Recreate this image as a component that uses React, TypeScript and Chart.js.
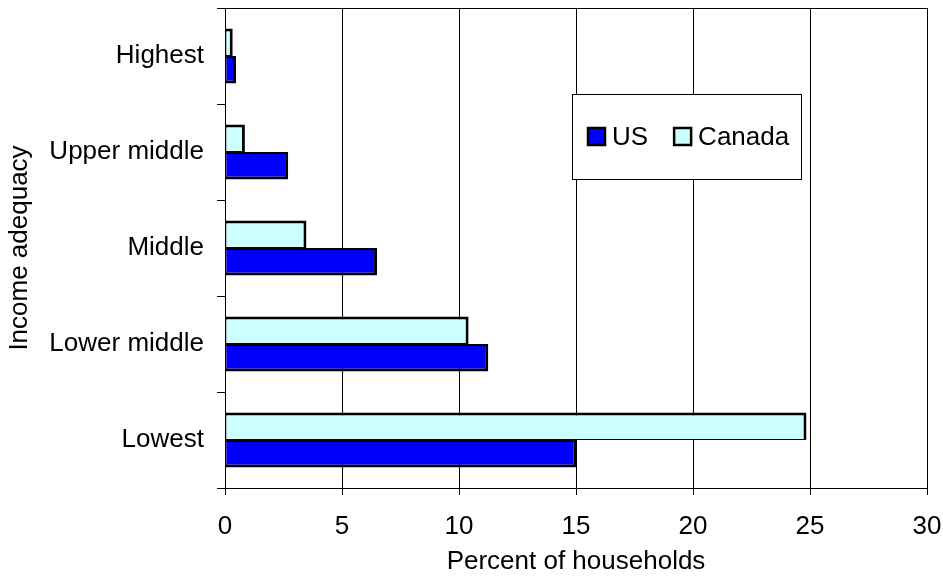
import { useEffect, useRef } from "react";
import { Chart, registerables } from "chart.js";

Chart.register(...registerables);

// Income adequacy groups, listed top to bottom
const categories = ["Highest", "Upper middle", "Middle", "Lower middle", "Lowest"];
// Percent of households in each group
const usValues = [0.47, 2.7, 6.5, 11.25, 15.03];
const canadaValues = [0.33, 0.85, 3.48, 10.41, 24.85];
// Horizontal axis range and step
const xMin = 0;
const xMax = 30;
const xStep = 5;

const FONT = "'Liberation Sans', Arial, Helvetica, sans-serif";
const FONT_SIZE = 26;

// Boxed legend drawn inside the plot area
const insetLegend = {
  id: "insetLegend",
  afterDraw(chart: any) {
    const { ctx, chartArea } = chart;
    const x = chartArea.left + 347;
    const y = chartArea.top + 86;
    const w = 229;
    const h = 85;
    ctx.save();
    ctx.fillStyle = "#ffffff";
    ctx.fillRect(x, y, w, h);
    ctx.strokeStyle = "#000000";
    ctx.lineWidth = 1;
    ctx.strokeRect(x + 0.5, y + 0.5, w, h);

    const items = [...chart.data.datasets].reverse();
    const cy = y + h / 2;
    let cx = x + 16;
    ctx.font = `${FONT_SIZE}px ${FONT}`;
    ctx.textBaseline = "middle";
    ctx.textAlign = "left";
    items.forEach((ds: any) => {
      const s = 17;
      ctx.fillStyle = ds.backgroundColor;
      ctx.fillRect(cx, cy - s / 2, s, s);
      ctx.lineWidth = 2.5;
      ctx.strokeStyle = "#000000";
      ctx.strokeRect(cx, cy - s / 2, s, s);
      ctx.fillStyle = "#000000";
      ctx.fillText(ds.label, cx + s + 7, cy + 1);
      cx += s + 7 + ctx.measureText(ds.label).width + 26;
    });
    ctx.restore();
  },
};

// Top edge of the plot frame
const plotFrame = {
  id: "plotFrame",
  afterDatasetsDraw(chart: any) {
    const { ctx, chartArea } = chart;
    ctx.save();
    ctx.strokeStyle = "#000000";
    ctx.lineWidth = 1;
    ctx.beginPath();
    ctx.moveTo(chartArea.left, Math.round(chartArea.top) + 0.5);
    ctx.lineTo(chartArea.right, Math.round(chartArea.top) + 0.5);
    ctx.stroke();
    ctx.restore();
  },
};

export default function App() {
  const canvasRef = useRef<HTMLCanvasElement | null>(null);

  useEffect(() => {
    const canvas = canvasRef.current;
    if (!canvas) return;
    const chart = new Chart(canvas, {
      type: "bar",
      data: {
        labels: categories,
        datasets: [
          {
            label: "Canada",
            data: canadaValues,
            backgroundColor: "#CCFFFF",
            borderColor: "#000000",
            borderWidth: { top: 3, right: 3, bottom: 1, left: 1 },
            borderSkipped: false,
          },
          {
            label: "US",
            data: usValues,
            backgroundColor: "#0000FF",
            borderColor: "#000000",
            borderWidth: { top: 2, right: 3, bottom: 3, left: 1 },
            borderSkipped: false,
          },
        ],
      },
      options: {
        indexAxis: "y",
        responsive: false,
        animation: false,
        devicePixelRatio: 1,
        datasets: {
          bar: {
            categoryPercentage: 0.573,
            barPercentage: 1,
          },
        },
        layout: {
          padding: { top: 8, right: 16, bottom: 0, left: 0 },
        },
        plugins: {
          legend: { display: false },
          tooltip: { enabled: false },
        },
        scales: {
          x: {
            type: "linear",
            min: xMin,
            max: xMax,
            ticks: {
              stepSize: xStep,
              color: "#000000",
              padding: 16,
              font: { family: FONT, size: FONT_SIZE },
            },
            grid: {
              color: "#000000",
              lineWidth: 1,
              tickLength: 7,
              tickColor: "#000000",
            },
            border: { color: "#000000", width: 1 },
            title: {
              display: true,
              text: "Percent of households",
              color: "#000000",
              font: { family: FONT, size: FONT_SIZE },
              padding: { top: 0, bottom: 7 },
            },
            afterFit(scale: any) {
              scale.height = 96;
              scale.paddingLeft = 0;
              scale.paddingRight = 0;
            },
          },
          y: {
            type: "category",
            ticks: {
              color: "#000000",
              padding: 13,
              font: { family: FONT, size: FONT_SIZE },
            },
            grid: {
              offset: true,
              drawOnChartArea: false,
              drawTicks: true,
              tickLength: 8,
              tickColor: "#000000",
              color: "#000000",
            },
            border: { color: "#000000", width: 1 },
            title: {
              display: true,
              text: "Income adequacy",
              color: "#000000",
              font: { family: FONT, size: FONT_SIZE },
              padding: { top: 4, bottom: 0 },
            },
            afterFit(scale: any) {
              scale.width = 225;
              scale.paddingTop = 0;
              scale.paddingBottom = 0;
            },
          },
        },
      },
      plugins: [plotFrame, insetLegend],
    });
    return () => chart.destroy();
  }, []);

  return (
    <div style={{ position: "fixed", left: 0, top: 0, width: 943, height: 584, background: "#ffffff" }}>
      <canvas ref={canvasRef} width={943} height={584} style={{ display: "block" }} />
    </div>
  );
}
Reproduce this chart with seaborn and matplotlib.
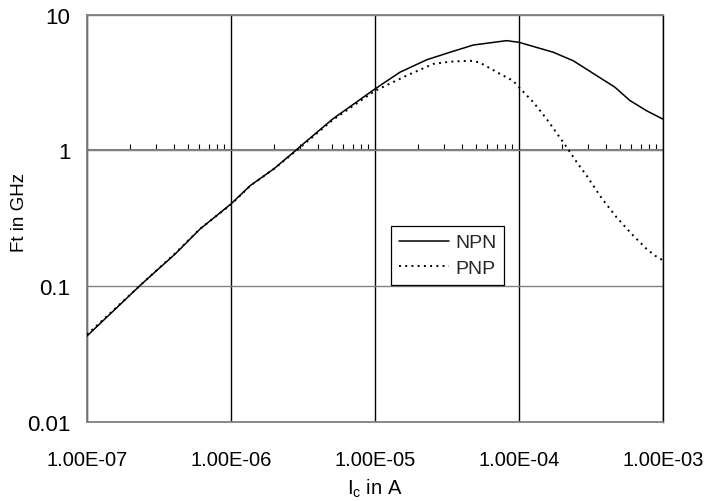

- _Task directions_
Report only the count of lines that include the string "this".

- _Exercise result_
2